Tree Swallow Transparent Watercolor & Time-Lapse Video

Tree Swallow (10x7 inch Transparent Watercolor on Arches 140lb HP paper)

Tree Swallow (10×7-inch Transparent Watercolor on Arches 140lb HP paper)

Tree Swallow (detail from 10x7 inch Transparent Watercolor on Arches 140lb HP paper)

Tree Swallow (detail from 10×7-inch Transparent Watercolor on Arches 140lb HP paper)

This was a quick watercolor-and-ink painting. I had been concentrating on doing highly rendered watercolor paintings for a while and thought it would be fun to whip off a less-detailed, quick, inked piece with bragged-up colors. This Tree Swallow was at the top of the “to be inked” list.

This particular bird was at Ottawa NWR sitting on a teak bench. We were on a family birding trip to Northern Ohio for spring migration in 2016. Since all four of us love wildlife, especially birds, we take day trips and occasional overnight trips to go birding during migration, seeking out birding areas wherever we travel.

When I was a kid our family vacations were fairly predictable. Aside from a few exceptions, we went to a beach for a week. My dad loved the coast, swimming in the ocean and sitting around reading books. My mom welcomed a week with a change of routine, but I think she still had more than enough on her plate, not the least of which included wrangling three boys. Since my grandparents and cousins lived in NYC and the surrounding  area, that often meant that we’d vacation on Long Island and visit with relatives as well.

I tended to get bored pretty easily at the beach. My brothers would read, but as a kid I wasn’t into books, unless you count B.C. and the Wizard of ID. At the end of the day I often had a lobster-deep sunburn and, after being tossed around in the surf for hours, a diamond-abrasive clump of 60-grit sand in my swimsuit. On the plus side, those beach trips let me enjoy seeing all sorts of shells, sandpipers, sanderlings. I also loved climbing in the dunes and looking at the storm debris that got washed up high on the beach, finding feathers, crab exoskeletons, fish and bird bones among the detritus. 

Seeing washed-up jellyfish was always cool, although when I was really young I’d give the dead cnidarians about four feet of cautious space. I was fairly certain they might spontaneously explode or perhaps come back to life, jumping on to me, ferociously attacking with deadly, fiery tentacles. Surprisingly, that never seemed to happen! My dad loved telling a story of going to the beach with his cousins while on family vacation. As young boys tend to do, he and his younger brother Joe discovered a “fun” game. They’d find a wooden slat from a sand-break fence, then use it to flick a small, dead jellyfish at their victim. Better yet, if needed, they would use their fence stick to section a bigger, putrefying jellyfish into an appropriate size, thus honing their future skills in the surgical field. Once on the end of the stick, they would flick the gelatinous corpse at the nearest unsuspecting youth. Supposedly a relative took a hit to the mouth once. The tale might be more legend than fact, but that never stopped me from asking him to tell it again and again.

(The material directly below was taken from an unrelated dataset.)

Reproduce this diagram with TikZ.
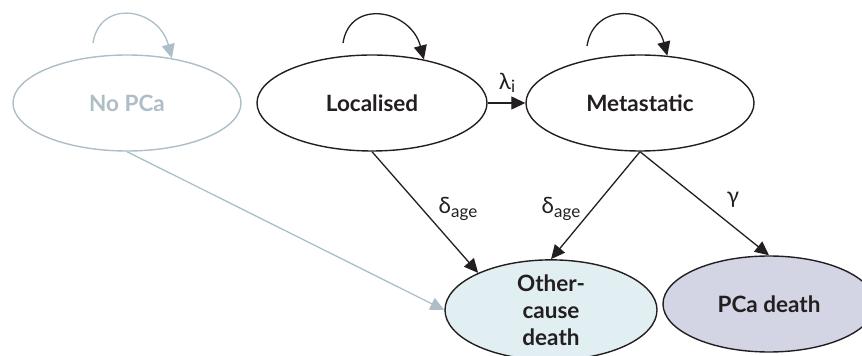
\documentclass[tikz,border=0pt]{standalone}
\usepackage{fontspec}
\setmainfont{Lato}
\usetikzlibrary{arrows.meta,shapes.geometric}

\definecolor{ink}{HTML}{231F20}
\definecolor{faded}{HTML}{ADBEC6}
\definecolor{otherfill}{HTML}{E1EEF2}
\definecolor{pcafill}{HTML}{D3D4E4}

% subscript for the transition rates
\newcommand{\ratesub}[1]{\raisebox{-0.32ex}{\fontsize{17}{17}\selectfont #1}}

\tikzset{
  state/.style={ellipse, draw=ink, line width=1.4pt, inner sep=0pt,
    text=ink, font=\fontsize{22.5}{27}\selectfont\bfseries, align=center},
  ghost/.style={state, draw=faded, text=faded},
  trans/.style={draw=ink, line width=1.3pt,
    -{Triangle[length=14pt,width=13pt]}},
  ghosttrans/.style={trans, draw=faded, -{Triangle[length=14pt,width=13pt,fill=faded]}},
  rate/.style={text=ink, font=\fontsize{22.5}{26}\selectfont, inner sep=0pt}
}

\begin{document}
\begin{tikzpicture}[x=1pt,y=1pt]
  \useasboundingbox (0,0) rectangle (862,356);

  % health states
  \node[ghost, minimum width=228pt, minimum height=96pt] (nopca) at (127,253) {No PCa};
  \node[state, minimum width=230pt, minimum height=96pt] (loc) at (372,253) {Localised};
  \node[state, minimum width=228pt, minimum height=96pt] (met) at (640,253) {Metastatic};
  \node[state, fill=otherfill, minimum width=212pt, minimum height=100pt] (other) at (551,46) {Other-\\cause\\death};
  \node[state, fill=pcafill, minimum width=212pt, minimum height=96pt] (pcad) at (769,52) {PCa death};

  % start points of the stay-in-state loops
  \coordinate (nopcaloop) at (93,313);
  \coordinate (locloop) at (343,313);
  \coordinate (metloop) at (587,310);

  % stay-in-state loops
  \draw[ghosttrans] (nopcaloop) .. controls +(7,45) and +(-13,50) .. (nopca.45);
  \draw[trans] (locloop) .. controls +(7,45) and +(-13,50) .. (loc.40);
  \draw[trans] (metloop) .. controls +(7,45) and +(-13,50) .. (met.60);

  % transitions
  \draw[trans] (loc.east) -- (met.west);
  \draw[ghosttrans] (nopca.south) -- (other.west);
  \draw[trans] (loc.south) -- (other.153);
  \draw[trans] (met.south) -- (other.north);
  \draw[trans] (met.south) -- (pcad.north);

  % transition rates
  \node[rate] (lam) at (507,273) {λ\ratesub{i}};
  \node[rate] (dleft) at (458,147) {δ\ratesub{age}};
  \node[rate] (dright) at (561,147) {δ\ratesub{age}};
  \node[rate] (gam) at (733,156) {γ};
\end{tikzpicture}
\end{document}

We never did any wildlife-specific trips when I was a kid, but we would often have them tangentially. One of the more memorable was seeing sharks on the beach of the Outer Banks of North Carolina. If you see me in person, feel free to ask the long, convoluted story, which is way too long to share here. During that same vacation we went on a ranger-led hike that was fantastic. The Park Ranger explained the dune system and pointed out tons of interesting plants and animals. That was one of my favorite parts of that trip. We’d always go to zoos and aquariums wherever we went. I loved those day trips. No matter where we went, we always managed to have a lot of fun. 

The one bird-related event that was predictable and always greatly enjoyed when we were really young kids happened when we visited my grandparents in the Bronx. My grandmother would grab a loaf of old bread and ask in her thick Irish brogue, “All right boys, who wants to go to the cemetery?” Now a trip to see gravestones with a stale roll of pumpernickel might not sound like a great way to spend your day, but we knew better. This meant we would be going to feed the ducks that hung out there. Honestly, she seemed to enjoy it just as much as we did. It was definitely a different sort of “birding vacation,” but you have to start somewhere. Little things like that surely got me hooked.